Doctorow champions tools like Hypercard and Scratch because they allow non-programmers to build software that fits their unique lives. He argues that "epistemic humility" requires acknowledging that no amount of requirements gathering can capture needs as faithfully as the users themselves. This aligns with the disability rights mantra, "nothing about us without us," asserting that people have a right to control their own living conditions and the tools they rely upon.
Critics might argue that amateur-built software lacks the security and scalability required for modern infrastructure, making it a dangerous precedent for critical systems. However, Doctorow anticipates this by distinguishing between personal utility and production code, noting that the industry's fear of amateurism is actually a cover for protecting high-waged jobs.
The Economics of Vibe Coding
The piece takes a hard turn into economic analysis when addressing the current AI boom. Doctorow observes that while early web users were workers demanding better tools from their bosses, today's most ardent AI boosters are bosses threatening workers to adopt more automation. He points out that the industry is desperate to justify the $1.4 trillion burned by the AI bubble.
"To keep the bubble inflated, AI hucksters must promise massive economic returns to the technology," Doctorow writes. The pitch is simple: fire skilled programmers and replace them with bots that generate "vibe coded" software for a fraction of the cost. This narrative serves investors but ignores the reality that "for every million dollars' worth of programmers that an AI salesman and a boss conspire to fire, half a million dollars will go to the AI company whose bots shit out that vibe code."
This is where the argument becomes most potent. Doctorow suggests that the industry's focus on replacing production code is a distraction from the genuine utility of AI as a personal tool. He highlights a journalist who used vibe coding to build an app tracking planes over his house—a project with no commercial value but immense personal satisfaction.
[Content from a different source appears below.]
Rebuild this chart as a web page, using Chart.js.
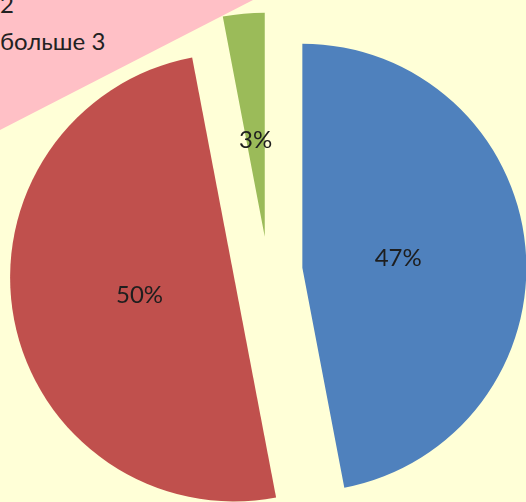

This example illustrates how "vibe coding extends the power of shell scripting, cron jobs, Applescript, and other desktop automation tools to a wider audience."
The stuff we make on our own computers, for ourselves, is deplatformed from its inception. It's part of the life we can build in technology's 'shadowy corners' that we used to just call 'technology.'
The author draws a parallel to the early days of social media and web publishing, which produced a "glorious higgledy-piggledy of chaotic, weird and transgressive hobbyist media." In contrast, AI-generated content is described as "instantly recognizable at a thousand yards, and it all looks the same, boring, and washed out." This critique of homogenization strikes a chord for anyone tired of the generic aesthetic dominating current digital landscapes.
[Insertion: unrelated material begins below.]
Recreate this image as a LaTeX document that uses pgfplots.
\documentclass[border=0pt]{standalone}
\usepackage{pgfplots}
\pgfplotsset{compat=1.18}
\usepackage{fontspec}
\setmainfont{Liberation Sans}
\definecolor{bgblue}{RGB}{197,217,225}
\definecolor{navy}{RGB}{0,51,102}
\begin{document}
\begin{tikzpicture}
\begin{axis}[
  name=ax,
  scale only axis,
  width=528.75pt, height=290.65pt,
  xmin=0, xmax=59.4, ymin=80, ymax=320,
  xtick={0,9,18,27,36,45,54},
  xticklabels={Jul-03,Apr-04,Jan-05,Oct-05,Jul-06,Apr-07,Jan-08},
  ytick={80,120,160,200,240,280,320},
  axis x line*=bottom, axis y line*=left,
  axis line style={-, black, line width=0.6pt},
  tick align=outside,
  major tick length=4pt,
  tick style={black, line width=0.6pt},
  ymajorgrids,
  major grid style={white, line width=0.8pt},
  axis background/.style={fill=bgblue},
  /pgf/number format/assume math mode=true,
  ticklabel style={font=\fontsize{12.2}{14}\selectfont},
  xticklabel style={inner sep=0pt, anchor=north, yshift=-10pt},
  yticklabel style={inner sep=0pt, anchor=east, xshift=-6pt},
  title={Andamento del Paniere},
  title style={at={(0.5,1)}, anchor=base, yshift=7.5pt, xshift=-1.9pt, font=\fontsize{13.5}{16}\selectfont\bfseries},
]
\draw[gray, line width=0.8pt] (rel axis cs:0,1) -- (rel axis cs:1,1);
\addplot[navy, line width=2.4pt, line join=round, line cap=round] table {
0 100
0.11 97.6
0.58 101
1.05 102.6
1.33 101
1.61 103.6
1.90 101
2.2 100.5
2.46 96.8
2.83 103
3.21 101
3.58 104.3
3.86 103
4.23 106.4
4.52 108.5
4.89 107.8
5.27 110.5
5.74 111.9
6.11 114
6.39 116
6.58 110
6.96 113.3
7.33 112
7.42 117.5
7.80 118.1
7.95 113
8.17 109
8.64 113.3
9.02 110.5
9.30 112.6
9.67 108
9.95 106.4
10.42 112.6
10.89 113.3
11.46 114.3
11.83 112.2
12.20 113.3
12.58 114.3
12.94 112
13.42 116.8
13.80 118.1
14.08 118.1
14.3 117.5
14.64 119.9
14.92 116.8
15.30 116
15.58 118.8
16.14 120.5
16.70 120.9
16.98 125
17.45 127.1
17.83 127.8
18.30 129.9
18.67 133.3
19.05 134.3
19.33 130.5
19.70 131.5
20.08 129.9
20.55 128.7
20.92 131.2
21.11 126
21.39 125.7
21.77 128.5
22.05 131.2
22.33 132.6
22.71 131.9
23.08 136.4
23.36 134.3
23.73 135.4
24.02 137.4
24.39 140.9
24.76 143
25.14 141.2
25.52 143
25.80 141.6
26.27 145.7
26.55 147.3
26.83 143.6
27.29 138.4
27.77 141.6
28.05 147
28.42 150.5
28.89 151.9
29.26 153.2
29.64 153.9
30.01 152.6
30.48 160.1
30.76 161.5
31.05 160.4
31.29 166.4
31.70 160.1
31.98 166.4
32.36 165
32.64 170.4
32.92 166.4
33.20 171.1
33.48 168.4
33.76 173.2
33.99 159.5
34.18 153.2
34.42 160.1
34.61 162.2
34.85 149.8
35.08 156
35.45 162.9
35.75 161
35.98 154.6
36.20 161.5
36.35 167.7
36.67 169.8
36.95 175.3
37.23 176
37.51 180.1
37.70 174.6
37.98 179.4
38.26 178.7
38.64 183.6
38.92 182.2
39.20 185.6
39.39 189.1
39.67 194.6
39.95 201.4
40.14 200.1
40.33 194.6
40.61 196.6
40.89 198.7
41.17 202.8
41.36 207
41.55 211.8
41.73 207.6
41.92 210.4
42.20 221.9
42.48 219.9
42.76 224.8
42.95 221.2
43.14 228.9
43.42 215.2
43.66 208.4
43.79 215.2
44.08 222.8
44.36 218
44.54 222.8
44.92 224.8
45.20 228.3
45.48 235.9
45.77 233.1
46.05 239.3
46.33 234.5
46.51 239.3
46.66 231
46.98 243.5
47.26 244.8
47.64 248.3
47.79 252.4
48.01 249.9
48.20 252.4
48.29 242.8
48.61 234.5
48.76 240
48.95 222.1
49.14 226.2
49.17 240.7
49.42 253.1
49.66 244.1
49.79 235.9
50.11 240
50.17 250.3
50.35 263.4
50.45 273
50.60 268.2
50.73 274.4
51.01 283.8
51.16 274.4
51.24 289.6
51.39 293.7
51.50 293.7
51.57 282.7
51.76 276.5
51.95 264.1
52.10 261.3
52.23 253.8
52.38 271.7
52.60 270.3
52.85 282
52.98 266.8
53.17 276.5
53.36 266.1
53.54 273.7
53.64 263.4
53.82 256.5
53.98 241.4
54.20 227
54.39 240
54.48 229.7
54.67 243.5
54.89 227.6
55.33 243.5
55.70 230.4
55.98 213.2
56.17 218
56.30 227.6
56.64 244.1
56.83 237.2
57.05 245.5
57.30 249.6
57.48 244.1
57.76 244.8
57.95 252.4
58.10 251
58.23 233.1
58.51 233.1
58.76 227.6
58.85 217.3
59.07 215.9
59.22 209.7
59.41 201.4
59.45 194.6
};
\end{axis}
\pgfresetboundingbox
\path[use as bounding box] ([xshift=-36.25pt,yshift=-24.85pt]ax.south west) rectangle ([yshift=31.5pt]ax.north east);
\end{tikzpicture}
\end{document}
The Future of the Shadowy Corners
Doctorow concludes by rejecting the idea that history is finished or that AI will inevitably centralize control. He notes that "long after the AI bubble pops, there will be local models and people vibe coding homemade software that respond directly to their needs." This resilience is rooted in the fact that personal projects are inherently unmonetizable, making them invisible to venture capital but vital for human agency.
He references his colleague Naomi Novik's project, Wreccer, which aims to create a relationship-driven alternative to massive algorithmic recommendation systems. Built with an "API first" ethos similar to early Twitter, it allows users to design their own interfaces. This stands in stark contrast to the current trend where companies release open-weight models only as "side-shows and toys," while pushing expensive "frontier models" that require running costs exceeding the GDP of most countries.
Critics might note that relying on local models and amateur coding ignores the sheer computational power required for complex tasks, potentially leaving users behind in an increasingly automated world. Yet, Doctorow's defense is that the goal isn't to replace professional infrastructure but to preserve a space for human idiosyncrasy that cannot be optimized away.
Giving people the tools to produce their own software is always going to make tools — vernacular, idiosyncratic, homespun — that are more suited to their own hands and minds than anything a technologist working on their behalf could make.
Bottom Line
Doctorow's strongest argument lies in his reclamation of "amateurism" not as a deficiency, but as the ultimate form of digital sovereignty. His biggest vulnerability is the assumption that individuals will have the time and energy to build their own tools amidst the pressure of modern work life. Ultimately, this piece serves as a vital reminder: if we let corporations define all our software, we lose the ability to solve problems that only we know exist.